--- START OF Material ---
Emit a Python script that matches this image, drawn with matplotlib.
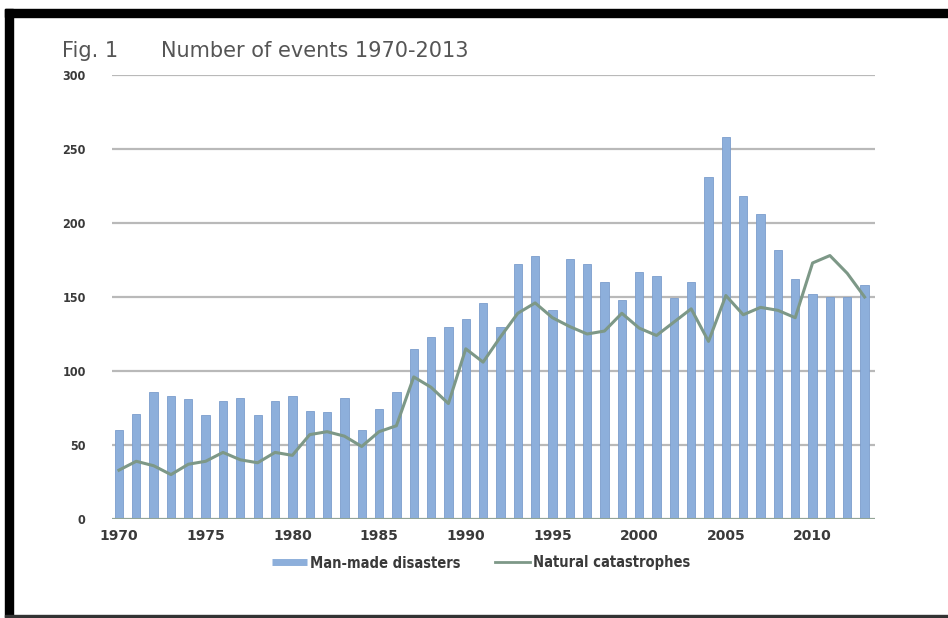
import numpy as np
import matplotlib
matplotlib.use("Agg")
import matplotlib.pyplot as plt
from matplotlib.patches import Rectangle
from matplotlib.lines import Line2D

# Years and number of events per year
years = list(range(1970, 2014))
man_made = [60, 71, 86, 83, 81, 70, 80, 82, 70, 80,
            83, 73, 72, 82, 60, 74, 86, 115, 123, 130,
            135, 146, 130, 172, 178, 141, 176, 172, 160, 148,
            167, 164, 149, 160, 231, 258, 218, 206, 182, 162,
            152, 150, 150, 158]
natural = [33, 39, 36, 30, 37, 39, 45, 40, 38, 45,
           43, 57, 59, 56, 49, 59, 63, 96, 89, 78,
           115, 106, 123, 139, 146, 136, 130, 125, 127, 139,
           129, 124, 133, 142, 120, 151, 138, 143, 141, 136,
           173, 178, 166, 150]
y_ticks = [0, 50, 100, 150, 200, 250, 300]
x_ticks = [1970, 1975, 1980, 1985, 1990, 1995, 2000, 2005, 2010]

bar_color = "#8dafdb"
line_color = "#7d9887"
grid_color = "#b9b9b9"
text_color = "#3a3a3a"

plt.rcParams['font.family'] = ['DejaVu Sans']

fig = plt.figure(figsize=(9.48, 6.18), dpi=100)
fig.patch.set_facecolor("white")

# Black frame around the figure (top, left, bottom)
W, H = 948.0, 618.0
def px_rect(x0, y0, x1, y1, color):
    fig.patches.append(Rectangle((x0 / W, 1 - y1 / H), (x1 - x0) / W, (y1 - y0) / H,
                                 transform=fig.transFigure, color=color, zorder=0))
px_rect(5, 9, 948, 17, "black")
px_rect(5, 9, 13, 617, "black")
px_rect(5, 615, 948, 618, "#333333")

ax = fig.add_axes([112 / W, 1 - 519 / H, (875 - 112) / W, (519 - 75) / H])
ax.bar(years, man_made, width=0.48, color=bar_color, edgecolor="#7b9dcc",
       linewidth=0.6, zorder=2, label="Man-made disasters")
ax.plot(years, natural, color=line_color, linewidth=2.2, zorder=3,
        label="Natural catastrophes")

ax.set_xlim(1969.6, 2013.6)
ax.set_ylim(0, 300)
ax.set_yticks(y_ticks)
ax.set_xticks(x_ticks)
ax.yaxis.grid(True, color=grid_color, linewidth=1.6, zorder=1)
ax.axhline(0, color="#93a596", linewidth=2.2, zorder=4)
for s in ax.spines.values():
    s.set_visible(False)
ax.tick_params(axis="both", length=0, colors=text_color)
ax.tick_params(axis="y", pad=19, labelsize=9)
ax.tick_params(axis="x", pad=7, labelsize=10)
for lab in ax.get_yticklabels():
    lab.set_fontweight("bold")
    lab.set_fontstretch("condensed")
for lab in ax.get_xticklabels():
    lab.set_fontweight("bold")

fig.text(62 / W, 1 - 51 / H, "Fig. 1", fontsize=15, color="#555555", va="center")
fig.text(161 / W, 1 - 51 / H, "Number of events 1970-2013", fontsize=15,
         color="#555555", va="center")

handles = [Line2D([], [], color=bar_color, linewidth=5, solid_capstyle="butt"),
           Line2D([], [], color=line_color, linewidth=2)]
fig.legend(handles, ["Man-made disasters", "Natural catastrophes"],
           loc="center", bbox_to_anchor=(481 / W, 1 - 563 / H), ncol=2,
           frameon=False, handlelength=2.4, handletextpad=0.2,
           columnspacing=2.4, labelcolor=text_color,
           prop={"weight": "bold", "size": 10.5, "stretch": "condensed"})

fig.savefig("out.png", dpi=100)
--- END OF Material ---
▶ [Work required]: Pick out the lines that contain "matplotlib" and copy them.

▶ [Solved exercise]:
Emit a Python script that matches this image, drawn with matplotlib.
import matplotlib
matplotlib.use("Agg")
import matplotlib.pyplot as plt
from matplotlib.patches import Rectangle
from matplotlib.lines import Line2D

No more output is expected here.